When Edith Windsor, the gay-rights advocate who pursued a case against the federal Defense of Marriage Act all the way to the United States Supreme Court — and won — was (along with her attorney, Roberta A. Kaplan) honored last week with a Trailblazers of Democracy award, it was almost a local story. At least, I like to think of it that way.
Ms. Windsor and Ms. Kaplan have second homes on the South Fork, Ms. Windsor in Southampton and Ms. Kaplan in the Village of East Hampton. What is more, the awards were presented by Eleanor’s Legacy, an organization founded in 2001 by Judith Hope, a former East Hampton Town supervisor, who is its president.
Ms. Windsor and Ms. Kaplan were among those who spoke before more than 600 enthusiastic people at the fall luncheon put on by Eleanor’s Legacy at the Hyatt at Grand Central Hotel, in Manhattan. Given my positions at The Star over the years, which have kept me away from advocacy groups, joining in the applause was a rare pleasure.
Eleanor’s Legacy supports, and helps train, pro-choice Democratic women who are candidates for state and local rather than national office. This year, it lists five women running to be mayors, 12 seeking to become town supervisors, 34 candidates for county legislatures, 29 town board hopefuls, and two vying for highway superintendent. That adds up to 118. Vivian Viloria-Fisher, a candidate for Brookhaven supervisor, was among those who spoke, as was Nancy Seligson, the supervisor of Mamaroneck, and, of course, Ms. Hope.
But the headliner of the afternoon was former Representative Gabrielle Giffords, whose resilience in coming back from extreme injury has riveted the nation. Her smile and brief but strong remarks drew a long standing ovation. Pia Carusone, executive director of Americans for Responsible Solutions — which Ms. Giffords and her husband, Mark Kelly, founded to advocate for safe gun ownership — spoke on her behalf.
The keynote speaker was Senator Andrea Stewart-Cousins, who has the distinction of being the first female in history to lead a state legislative conference, Democratic or Republican.

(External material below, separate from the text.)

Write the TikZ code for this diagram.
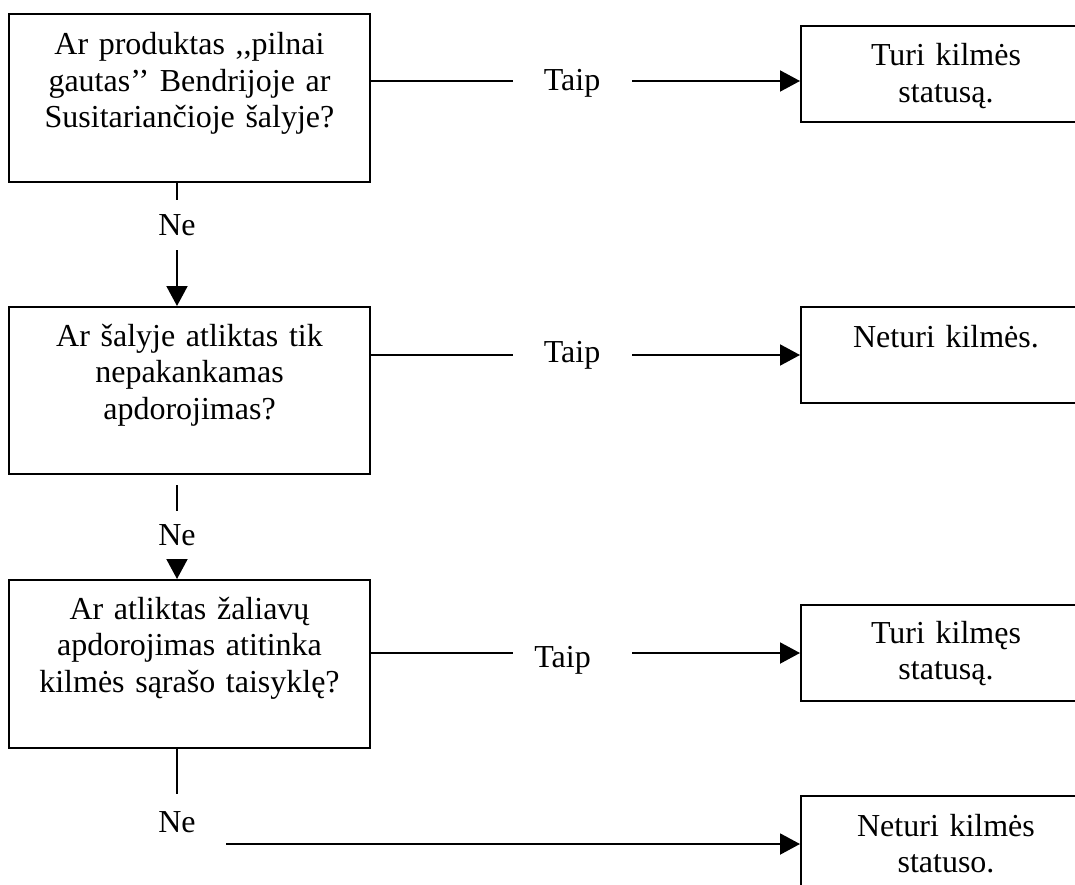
\documentclass[tikz,border=0pt]{standalone}
\usepackage{fontspec}
\setmainfont{Liberation Serif}[Ligatures=TeXOff]
\usetikzlibrary{arrows.meta,calc}
\tikzset{
  ln/.style={line width=2pt},
  arr/.style={ln,-{Triangle[length=20pt,width=21pt]}},
  qbox/.style={draw,line width=2pt,anchor=north west,inner sep=0pt,
    minimum width=361pt,text width=345pt,align=center,
    font=\fontsize{32}{36.5}\selectfont},
  rbox/.style={draw,line width=2pt,anchor=north west,inner sep=0pt,
    minimum width=290pt,text width=280pt,align=center,
    font=\fontsize{32}{36.5}\selectfont},
  lbl/.style={inner sep=0pt,font=\fontsize{32}{36.5}\selectfont},
}
\begin{document}
\begin{tikzpicture}[x=1pt,y=-1pt]
\useasboundingbox (0,0) rectangle (1075,885);
\clip (0,0) rectangle (1075,885);
\fill[white] (0,0) rectangle (1075,885);
% question boxes
\node[qbox,minimum height=168pt] (q1) at (8,13)
  {\rule{0pt}{41pt}Ar produktas ,,pilnai\\gautas’’ Bendrijoje ar\\Susitariančioje šalyje?\rule[-54pt]{0pt}{0pt}};
\node[qbox,minimum height=167pt] (q2) at (8,306)
  {\rule{0pt}{39pt}Ar šalyje atliktas tik\\nepakankamas\\apdorojimas?\rule[-55pt]{0pt}{0pt}};
\node[qbox,minimum height=168pt] (q3) at (8,579)
  {\rule{0pt}{39pt}Ar atliktas žaliavų\\apdorojimas atitinka\\kilmės sąrašo taisyklę?\rule[-56pt]{0pt}{0pt}};
% result boxes
\node[rbox,minimum height=96pt] (r1) at (800,25)
  {\rule{0pt}{40pt}Turi kilmės\\statusą.\rule[-19.5pt]{0pt}{0pt}};
\node[rbox,minimum height=96pt] (r2) at (800,306)
  {\rule{0pt}{40pt}Neturi kilmės.\rule[-56pt]{0pt}{0pt}};
\node[rbox,minimum height=96pt] (r3) at (800,604)
  {\rule{0pt}{38pt}Turi kilmęs\\statusą.\rule[-21.5pt]{0pt}{0pt}};
\node[rbox,minimum height=96pt] (r4) at (800,795)
  {\rule{0pt}{40pt}Neturi kilmės\\statuso.\rule[-19.5pt]{0pt}{0pt}};
% labels
\node[lbl,minimum height=50pt] (ne1) at (177,225) {Ne};
\node[lbl,minimum height=49pt] (ne2) at (177,535.5) {Ne};
\node[lbl,minimum height=57pt,minimum width=98pt] (ne3) at (177,822.5) {Ne};
\node[lbl,anchor=base] (t1) at (572,91) {Taip};
\node[lbl,anchor=base] (t2) at (572,362) {Taip};
\node[lbl,anchor=base] (t3) at (562.5,667) {Taip};
\coordinate (row1) at (0,81);
% vertical connectors
\draw[ln] (q1.south -| ne1.north) -- (ne1.north);
\draw[arr] (ne1.south) -- (ne1.south |- q2.north);
\draw[ln,shorten <=10pt] (q2.south -| ne2.north) -- (ne2.north);
\draw[arr] (ne2.south) -- (ne2.south |- q3.north);
\draw[ln] (q3.south -| ne3.north) -- (ne3.north);
\draw[arr] (ne3.east |- r4.west) -- (r4.west);
% yes connectors
\draw[ln,shorten >=30.7pt] (q1.east |- row1) -- (t1.west |- row1);
\draw[arr,shorten <=31.7pt] (t1.east |- row1) -- (r1.west |- row1);
\draw[ln,shorten >=30.7pt] (q2.east |- r2.west) -- (t2.west |- r2.west);
\draw[arr,shorten <=31.7pt] (t2.east |- r2.west) -- (r2.west);
\draw[ln,shorten >=21.2pt] (q3.east |- r3.west) -- (t3.west |- r3.west);
\draw[arr,shorten <=41.2pt] (t3.east |- r3.west) -- (r3.west);
\end{tikzpicture}
\end{document}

Eleanor’s Legacy, she noted, was inspired by Eleanor Roosevelt, who fought for social justice and civil rights, working with the Alabama-based Southern Conference for Human Welfare in 1938, 17 years before Rosa Parks refused to give up her seat on an Alabama bus to someone who was white.
Not that the audience needed a reminder about just which Eleanor was being referenced. Among the guests was Blanche Wiesen Cook, the Eleanor Roosevelt biographer, who is a part-time resident of Springs.
One of the most impressive aspects of the event was the large number of women of color among the candidates who were introduced or spoke. One was Letitia James, a city councilwoman who is running for and is likely to be the next New York City public advocate, taking over that all-important position from Bill De Blasio, the Democratic candidate for mayor. It also was notable that, although Eleanor’s Legacy is an organization run by and for women, about one-fifth of those attending were male, including three state senators: Michael Gianaris, Terry Gipson, and Jose Marco Serrano.
According to Brette McSweeney, executive director of Eleanor’s Legacy, those who turned out came from all corners of the state. For that reason they are likely to have differences of opinion on many important issues. But on this afternoon the camaraderie was overwhelming.